Scenario-1 RelicaCount=1 statefulSet=false Created PersitantVolume Count = 1 The application works as expected but not HA.
Scenerio-2 ReplicaCount=3 statefulSet=false Created PersistantVolume Count=1 In this scenario, only one pod is running and other ones are throwing lock error from the Prometheus server.
Scenario-2.1
ReplicaCount=3 statefulSet=false Created PersistantVolume Count=1 with "--storage.tsdb.no-lockfile"
it does create 3 pods but except 1 all others throwing some golang error from Prometheus server application.
Scenario-3 ReplicaCount=3 statefulSet=true Created PersistantVolume Count=3
So in this scenario, we have 3 replica pods with 3 separate persistent storage through the stateful set, Which is recommended configuration from the community. But this configuration not giving consistent metrics on Grafana as the session is sticky.
Infrastructure information: helm chart: "stable/prometheus" version: 10.0.1 appVersion: 2.15.2 Aws EKS with Kubernetes 1.14
Question: So how I can achieve HA of Prometheus server with the plan HPA or VPA with persistent storage on Kubernetes.
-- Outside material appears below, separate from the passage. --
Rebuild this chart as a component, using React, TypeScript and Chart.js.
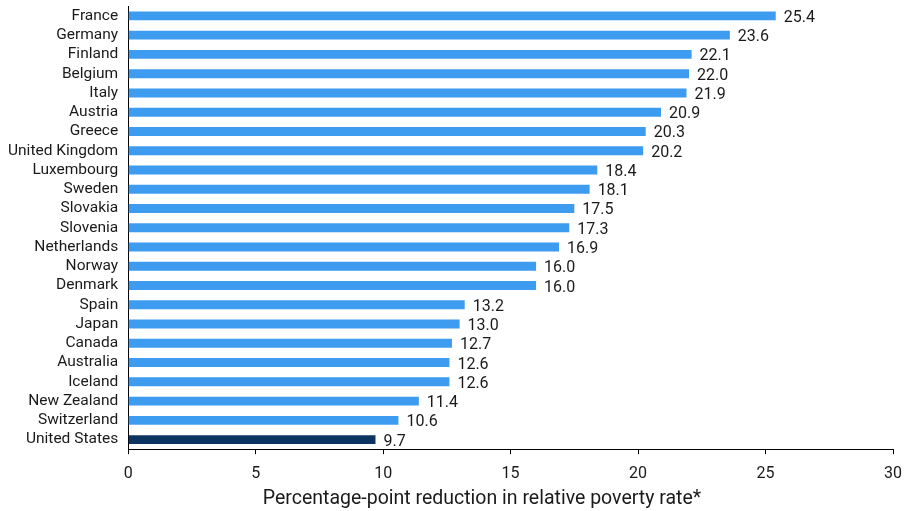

Resolution: I am thinking about handling this problem with below-mentioned resolution:
Has anyone faced this issue before, if yes how you overcome with HA and persistent storage on Kubernetes? If my configuration is incorrect to handle this requirement, Can you provide a recommended approach and configuration to handle this?
Please feel to ask if anything missing to explain in my current implementation, Thanks in advance.